Print the listing in its entirety and exactly, leaving out images.

§ Given material:
────────
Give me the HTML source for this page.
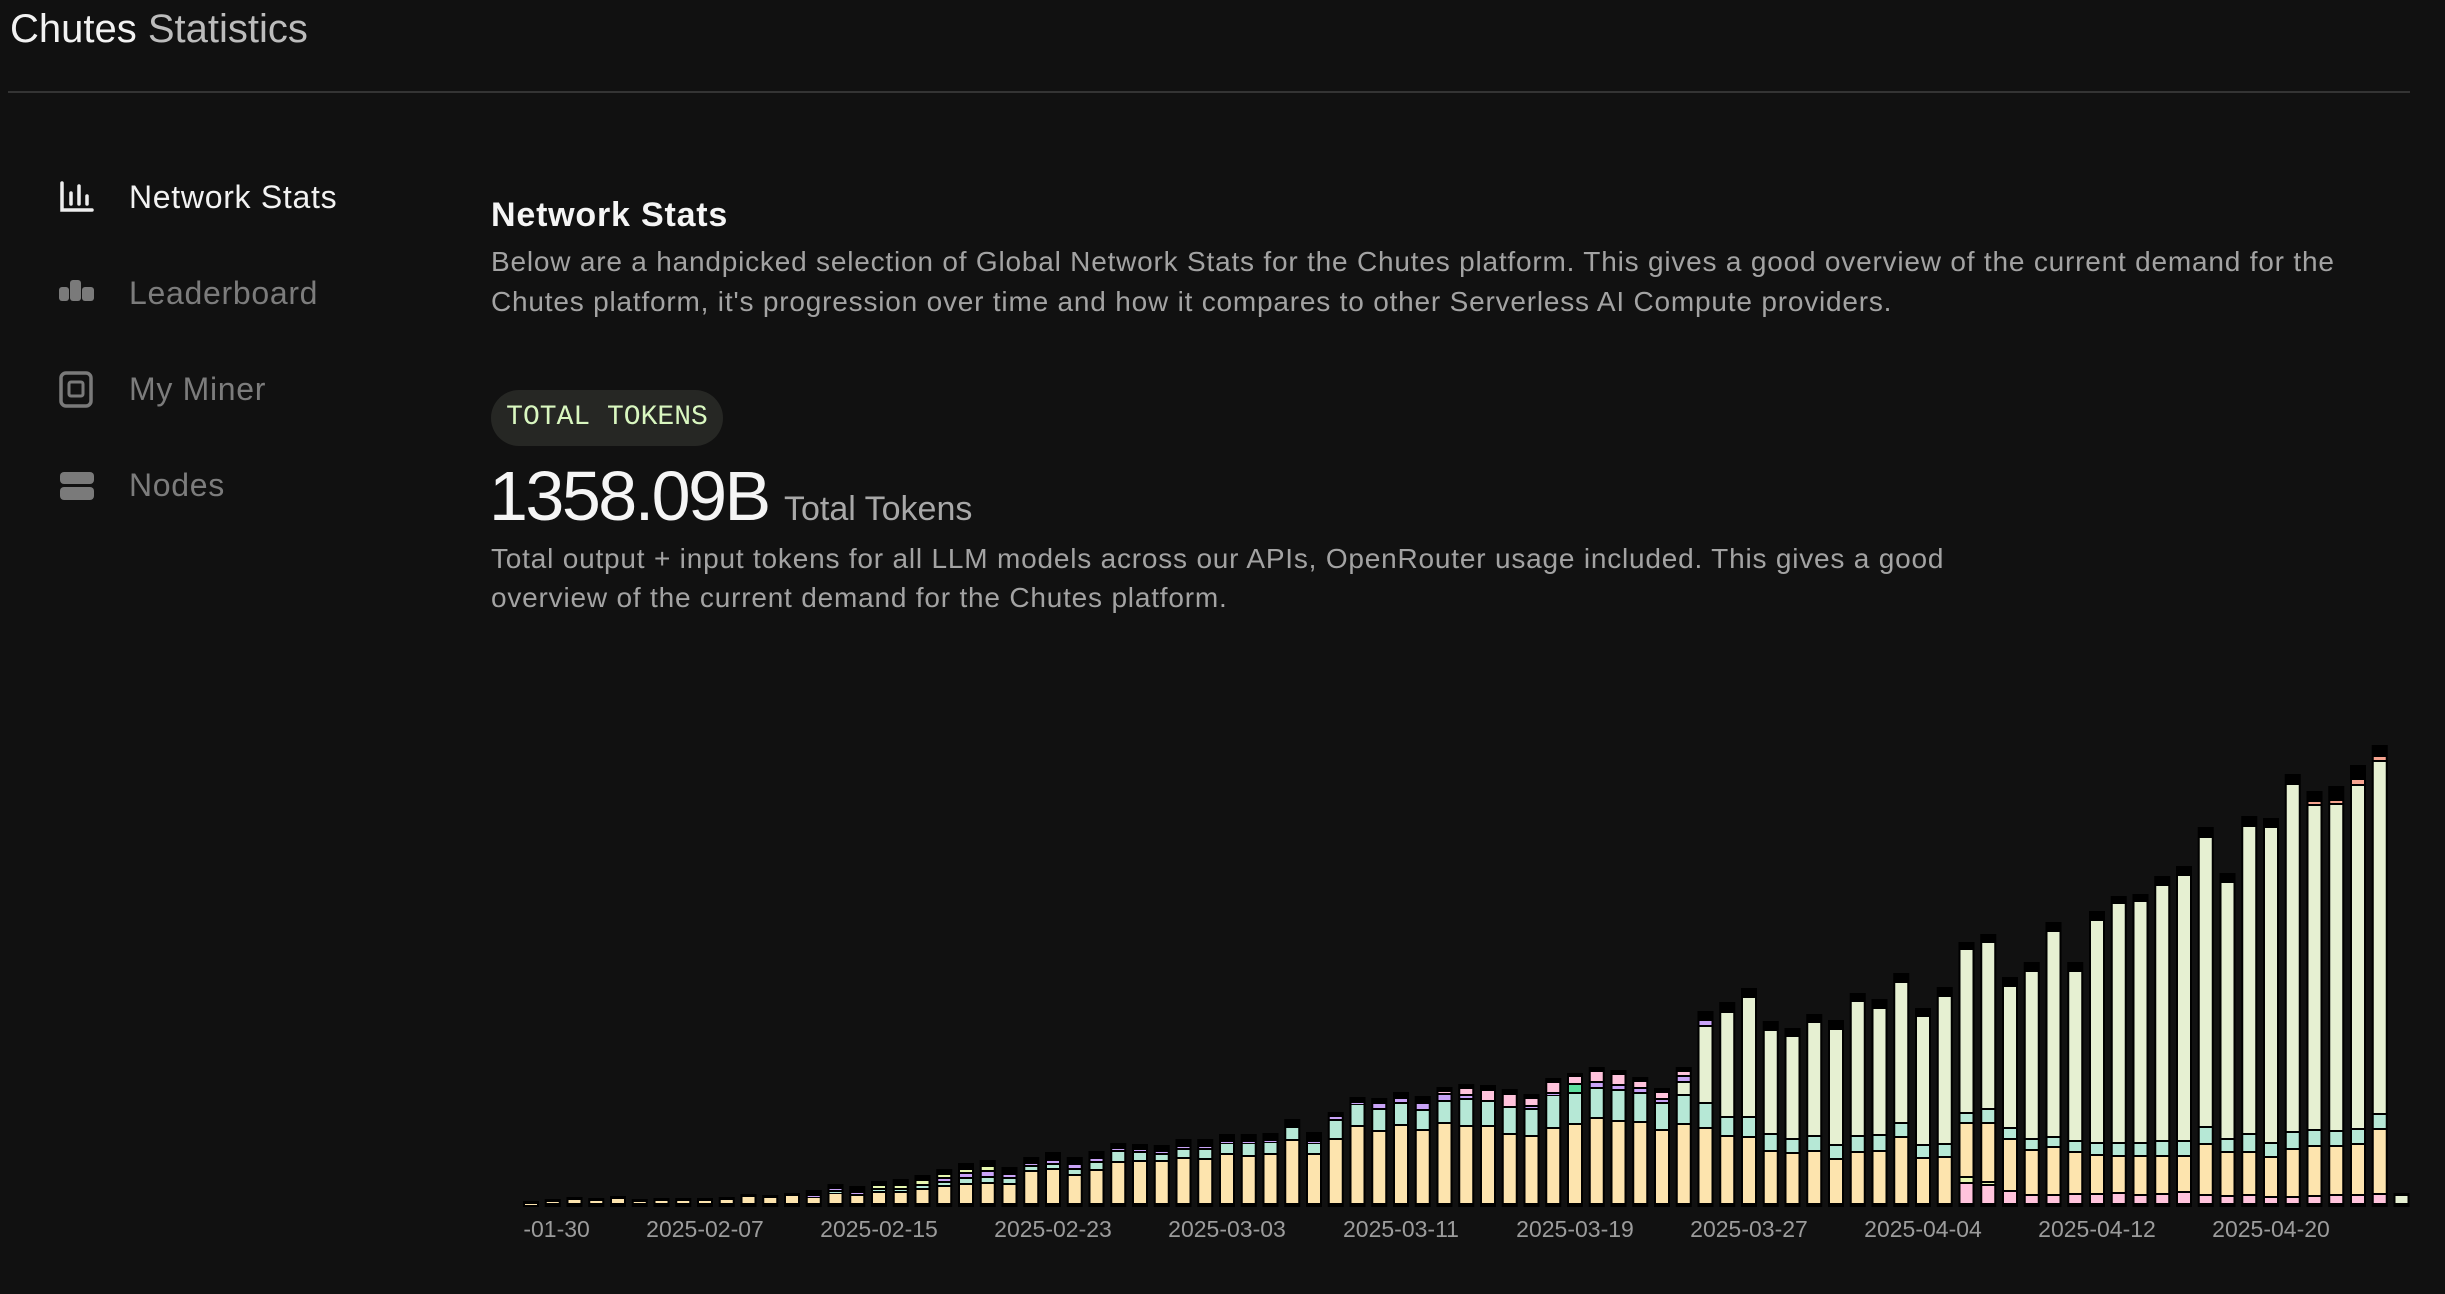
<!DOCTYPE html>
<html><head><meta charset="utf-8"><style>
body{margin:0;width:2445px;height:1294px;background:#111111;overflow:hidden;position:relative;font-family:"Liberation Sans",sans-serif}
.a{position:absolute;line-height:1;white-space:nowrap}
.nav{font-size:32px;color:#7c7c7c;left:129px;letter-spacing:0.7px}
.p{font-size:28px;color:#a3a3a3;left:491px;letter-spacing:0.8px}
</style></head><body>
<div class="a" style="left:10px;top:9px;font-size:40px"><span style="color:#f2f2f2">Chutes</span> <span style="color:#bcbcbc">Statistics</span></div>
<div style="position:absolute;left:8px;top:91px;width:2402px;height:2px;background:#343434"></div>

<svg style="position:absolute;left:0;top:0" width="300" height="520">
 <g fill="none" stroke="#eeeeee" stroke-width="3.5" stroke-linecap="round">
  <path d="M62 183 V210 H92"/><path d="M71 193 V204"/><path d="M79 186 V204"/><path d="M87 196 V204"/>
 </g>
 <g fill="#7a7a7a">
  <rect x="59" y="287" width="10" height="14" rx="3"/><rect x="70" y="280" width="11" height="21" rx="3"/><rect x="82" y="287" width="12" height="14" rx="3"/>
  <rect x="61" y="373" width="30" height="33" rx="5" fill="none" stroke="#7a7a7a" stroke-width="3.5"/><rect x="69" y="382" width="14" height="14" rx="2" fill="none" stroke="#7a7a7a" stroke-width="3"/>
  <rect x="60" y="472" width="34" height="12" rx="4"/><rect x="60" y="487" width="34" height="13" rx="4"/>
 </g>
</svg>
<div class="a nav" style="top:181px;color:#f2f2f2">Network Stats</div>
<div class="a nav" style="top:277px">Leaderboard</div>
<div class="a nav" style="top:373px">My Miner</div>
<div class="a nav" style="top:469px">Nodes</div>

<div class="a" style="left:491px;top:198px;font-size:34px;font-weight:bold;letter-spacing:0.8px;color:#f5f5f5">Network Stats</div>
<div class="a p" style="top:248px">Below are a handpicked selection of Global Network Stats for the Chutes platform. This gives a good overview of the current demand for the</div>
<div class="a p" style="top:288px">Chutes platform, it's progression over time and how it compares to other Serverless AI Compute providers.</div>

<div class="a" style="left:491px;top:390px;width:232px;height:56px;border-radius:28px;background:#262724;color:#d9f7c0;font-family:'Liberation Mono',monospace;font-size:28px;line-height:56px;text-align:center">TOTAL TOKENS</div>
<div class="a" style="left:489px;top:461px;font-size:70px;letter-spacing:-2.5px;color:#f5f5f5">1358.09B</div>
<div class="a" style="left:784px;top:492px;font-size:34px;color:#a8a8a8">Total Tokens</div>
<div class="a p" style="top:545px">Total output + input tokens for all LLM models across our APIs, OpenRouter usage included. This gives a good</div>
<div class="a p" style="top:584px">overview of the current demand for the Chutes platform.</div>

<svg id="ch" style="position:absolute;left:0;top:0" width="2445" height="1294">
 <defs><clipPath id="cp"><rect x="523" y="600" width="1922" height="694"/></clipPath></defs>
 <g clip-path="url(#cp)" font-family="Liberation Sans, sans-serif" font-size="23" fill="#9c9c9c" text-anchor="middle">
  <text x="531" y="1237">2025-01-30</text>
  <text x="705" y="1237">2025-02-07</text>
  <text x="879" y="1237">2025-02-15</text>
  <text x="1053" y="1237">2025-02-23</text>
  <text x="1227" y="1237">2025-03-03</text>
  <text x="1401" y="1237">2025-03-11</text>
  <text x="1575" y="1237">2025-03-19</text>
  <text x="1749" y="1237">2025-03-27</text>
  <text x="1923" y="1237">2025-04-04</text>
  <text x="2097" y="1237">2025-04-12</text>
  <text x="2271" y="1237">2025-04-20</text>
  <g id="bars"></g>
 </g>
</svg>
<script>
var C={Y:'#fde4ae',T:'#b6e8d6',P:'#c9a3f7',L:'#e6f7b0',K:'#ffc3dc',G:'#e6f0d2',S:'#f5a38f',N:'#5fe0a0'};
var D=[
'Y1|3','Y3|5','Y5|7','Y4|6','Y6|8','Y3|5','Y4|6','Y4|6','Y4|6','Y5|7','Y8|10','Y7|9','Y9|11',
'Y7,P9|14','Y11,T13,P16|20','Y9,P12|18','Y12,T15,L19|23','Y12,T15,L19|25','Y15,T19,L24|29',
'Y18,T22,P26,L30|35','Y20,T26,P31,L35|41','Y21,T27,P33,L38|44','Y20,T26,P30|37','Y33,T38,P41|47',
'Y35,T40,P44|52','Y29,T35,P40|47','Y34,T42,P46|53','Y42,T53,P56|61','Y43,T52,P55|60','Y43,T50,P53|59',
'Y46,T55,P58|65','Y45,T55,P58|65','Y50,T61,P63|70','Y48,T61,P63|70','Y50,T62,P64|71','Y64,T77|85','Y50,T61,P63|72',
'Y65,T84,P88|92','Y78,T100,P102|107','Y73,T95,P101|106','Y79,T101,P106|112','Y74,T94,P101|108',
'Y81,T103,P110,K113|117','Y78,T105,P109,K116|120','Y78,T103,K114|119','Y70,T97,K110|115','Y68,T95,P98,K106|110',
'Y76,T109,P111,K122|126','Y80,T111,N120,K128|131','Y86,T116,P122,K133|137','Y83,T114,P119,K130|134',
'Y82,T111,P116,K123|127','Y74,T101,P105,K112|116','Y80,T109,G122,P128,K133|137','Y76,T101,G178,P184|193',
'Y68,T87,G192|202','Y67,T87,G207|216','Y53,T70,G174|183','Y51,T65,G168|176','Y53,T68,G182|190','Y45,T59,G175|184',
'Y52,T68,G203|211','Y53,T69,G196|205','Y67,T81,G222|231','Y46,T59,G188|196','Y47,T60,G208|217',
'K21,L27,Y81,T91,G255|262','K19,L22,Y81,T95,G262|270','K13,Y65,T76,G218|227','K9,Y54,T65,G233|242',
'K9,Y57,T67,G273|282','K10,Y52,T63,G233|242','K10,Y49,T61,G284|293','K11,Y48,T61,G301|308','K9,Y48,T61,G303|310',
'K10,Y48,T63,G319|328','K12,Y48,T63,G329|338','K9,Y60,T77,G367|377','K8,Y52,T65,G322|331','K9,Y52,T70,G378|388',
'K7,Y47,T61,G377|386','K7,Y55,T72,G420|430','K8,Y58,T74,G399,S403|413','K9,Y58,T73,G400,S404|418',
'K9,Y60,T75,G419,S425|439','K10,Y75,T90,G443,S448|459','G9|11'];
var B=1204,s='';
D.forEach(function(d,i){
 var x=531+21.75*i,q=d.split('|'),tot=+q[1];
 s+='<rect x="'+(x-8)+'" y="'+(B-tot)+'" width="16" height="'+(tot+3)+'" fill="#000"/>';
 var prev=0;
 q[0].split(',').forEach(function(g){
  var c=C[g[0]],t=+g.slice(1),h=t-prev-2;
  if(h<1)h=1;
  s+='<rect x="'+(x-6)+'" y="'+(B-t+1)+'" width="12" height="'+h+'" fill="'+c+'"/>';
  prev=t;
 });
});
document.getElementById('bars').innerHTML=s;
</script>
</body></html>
────────
§ Full answer:
Give me the HTML source for this page.
<!DOCTYPE html>
<html><head><meta charset="utf-8"><style>
body{margin:0;width:2445px;height:1294px;background:#111111;overflow:hidden;position:relative;font-family:"Liberation Sans",sans-serif}
.a{position:absolute;line-height:1;white-space:nowrap}
.nav{font-size:32px;color:#7c7c7c;left:129px;letter-spacing:0.7px}
.p{font-size:28px;color:#a3a3a3;left:491px;letter-spacing:0.8px}
</style></head><body>
<div class="a" style="left:10px;top:9px;font-size:40px"><span style="color:#f2f2f2">Chutes</span> <span style="color:#bcbcbc">Statistics</span></div>
<div style="position:absolute;left:8px;top:91px;width:2402px;height:2px;background:#343434"></div>

<svg style="position:absolute;left:0;top:0" width="300" height="520">
 <g fill="none" stroke="#eeeeee" stroke-width="3.5" stroke-linecap="round">
  <path d="M62 183 V210 H92"/><path d="M71 193 V204"/><path d="M79 186 V204"/><path d="M87 196 V204"/>
 </g>
 <g fill="#7a7a7a">
  <rect x="59" y="287" width="10" height="14" rx="3"/><rect x="70" y="280" width="11" height="21" rx="3"/><rect x="82" y="287" width="12" height="14" rx="3"/>
  <rect x="61" y="373" width="30" height="33" rx="5" fill="none" stroke="#7a7a7a" stroke-width="3.5"/><rect x="69" y="382" width="14" height="14" rx="2" fill="none" stroke="#7a7a7a" stroke-width="3"/>
  <rect x="60" y="472" width="34" height="12" rx="4"/><rect x="60" y="487" width="34" height="13" rx="4"/>
 </g>
</svg>
<div class="a nav" style="top:181px;color:#f2f2f2">Network Stats</div>
<div class="a nav" style="top:277px">Leaderboard</div>
<div class="a nav" style="top:373px">My Miner</div>
<div class="a nav" style="top:469px">Nodes</div>

<div class="a" style="left:491px;top:198px;font-size:34px;font-weight:bold;letter-spacing:0.8px;color:#f5f5f5">Network Stats</div>
<div class="a p" style="top:248px">Below are a handpicked selection of Global Network Stats for the Chutes platform. This gives a good overview of the current demand for the</div>
<div class="a p" style="top:288px">Chutes platform, it's progression over time and how it compares to other Serverless AI Compute providers.</div>

<div class="a" style="left:491px;top:390px;width:232px;height:56px;border-radius:28px;background:#262724;color:#d9f7c0;font-family:'Liberation Mono',monospace;font-size:28px;line-height:56px;text-align:center">TOTAL TOKENS</div>
<div class="a" style="left:489px;top:461px;font-size:70px;letter-spacing:-2.5px;color:#f5f5f5">1358.09B</div>
<div class="a" style="left:784px;top:492px;font-size:34px;color:#a8a8a8">Total Tokens</div>
<div class="a p" style="top:545px">Total output + input tokens for all LLM models across our APIs, OpenRouter usage included. This gives a good</div>
<div class="a p" style="top:584px">overview of the current demand for the Chutes platform.</div>

<svg id="ch" style="position:absolute;left:0;top:0" width="2445" height="1294">
 <defs><clipPath id="cp"><rect x="523" y="600" width="1922" height="694"/></clipPath></defs>
 <g clip-path="url(#cp)" font-family="Liberation Sans, sans-serif" font-size="23" fill="#9c9c9c" text-anchor="middle">
  <text x="531" y="1237">2025-01-30</text>
  <text x="705" y="1237">2025-02-07</text>
  <text x="879" y="1237">2025-02-15</text>
  <text x="1053" y="1237">2025-02-23</text>
  <text x="1227" y="1237">2025-03-03</text>
  <text x="1401" y="1237">2025-03-11</text>
  <text x="1575" y="1237">2025-03-19</text>
  <text x="1749" y="1237">2025-03-27</text>
  <text x="1923" y="1237">2025-04-04</text>
  <text x="2097" y="1237">2025-04-12</text>
  <text x="2271" y="1237">2025-04-20</text>
  <g id="bars"></g>
 </g>
</svg>
<script>
var C={Y:'#fde4ae',T:'#b6e8d6',P:'#c9a3f7',L:'#e6f7b0',K:'#ffc3dc',G:'#e6f0d2',S:'#f5a38f',N:'#5fe0a0'};
var D=[
'Y1|3','Y3|5','Y5|7','Y4|6','Y6|8','Y3|5','Y4|6','Y4|6','Y4|6','Y5|7','Y8|10','Y7|9','Y9|11',
'Y7,P9|14','Y11,T13,P16|20','Y9,P12|18','Y12,T15,L19|23','Y12,T15,L19|25','Y15,T19,L24|29',
'Y18,T22,P26,L30|35','Y20,T26,P31,L35|41','Y21,T27,P33,L38|44','Y20,T26,P30|37','Y33,T38,P41|47',
'Y35,T40,P44|52','Y29,T35,P40|47','Y34,T42,P46|53','Y42,T53,P56|61','Y43,T52,P55|60','Y43,T50,P53|59',
'Y46,T55,P58|65','Y45,T55,P58|65','Y50,T61,P63|70','Y48,T61,P63|70','Y50,T62,P64|71','Y64,T77|85','Y50,T61,P63|72',
'Y65,T84,P88|92','Y78,T100,P102|107','Y73,T95,P101|106','Y79,T101,P106|112','Y74,T94,P101|108',
'Y81,T103,P110,K113|117','Y78,T105,P109,K116|120','Y78,T103,K114|119','Y70,T97,K110|115','Y68,T95,P98,K106|110',
'Y76,T109,P111,K122|126','Y80,T111,N120,K128|131','Y86,T116,P122,K133|137','Y83,T114,P119,K130|134',
'Y82,T111,P116,K123|127','Y74,T101,P105,K112|116','Y80,T109,G122,P128,K133|137','Y76,T101,G178,P184|193',
'Y68,T87,G192|202','Y67,T87,G207|216','Y53,T70,G174|183','Y51,T65,G168|176','Y53,T68,G182|190','Y45,T59,G175|184',
'Y52,T68,G203|211','Y53,T69,G196|205','Y67,T81,G222|231','Y46,T59,G188|196','Y47,T60,G208|217',
'K21,L27,Y81,T91,G255|262','K19,L22,Y81,T95,G262|270','K13,Y65,T76,G218|227','K9,Y54,T65,G233|242',
'K9,Y57,T67,G273|282','K10,Y52,T63,G233|242','K10,Y49,T61,G284|293','K11,Y48,T61,G301|308','K9,Y48,T61,G303|310',
'K10,Y48,T63,G319|328','K12,Y48,T63,G329|338','K9,Y60,T77,G367|377','K8,Y52,T65,G322|331','K9,Y52,T70,G378|388',
'K7,Y47,T61,G377|386','K7,Y55,T72,G420|430','K8,Y58,T74,G399,S403|413','K9,Y58,T73,G400,S404|418',
'K9,Y60,T75,G419,S425|439','K10,Y75,T90,G443,S448|459','G9|11'];
var B=1204,s='';
D.forEach(function(d,i){
 var x=531+21.75*i,q=d.split('|'),tot=+q[1];
 s+='<rect x="'+(x-8)+'" y="'+(B-tot)+'" width="16" height="'+(tot+3)+'" fill="#000"/>';
 var prev=0;
 q[0].split(',').forEach(function(g){
  var c=C[g[0]],t=+g.slice(1),h=t-prev-2;
  if(h<1)h=1;
  s+='<rect x="'+(x-6)+'" y="'+(B-t+1)+'" width="12" height="'+h+'" fill="'+c+'"/>';
  prev=t;
 });
});
document.getElementById('bars').innerHTML=s;
</script>
</body></html>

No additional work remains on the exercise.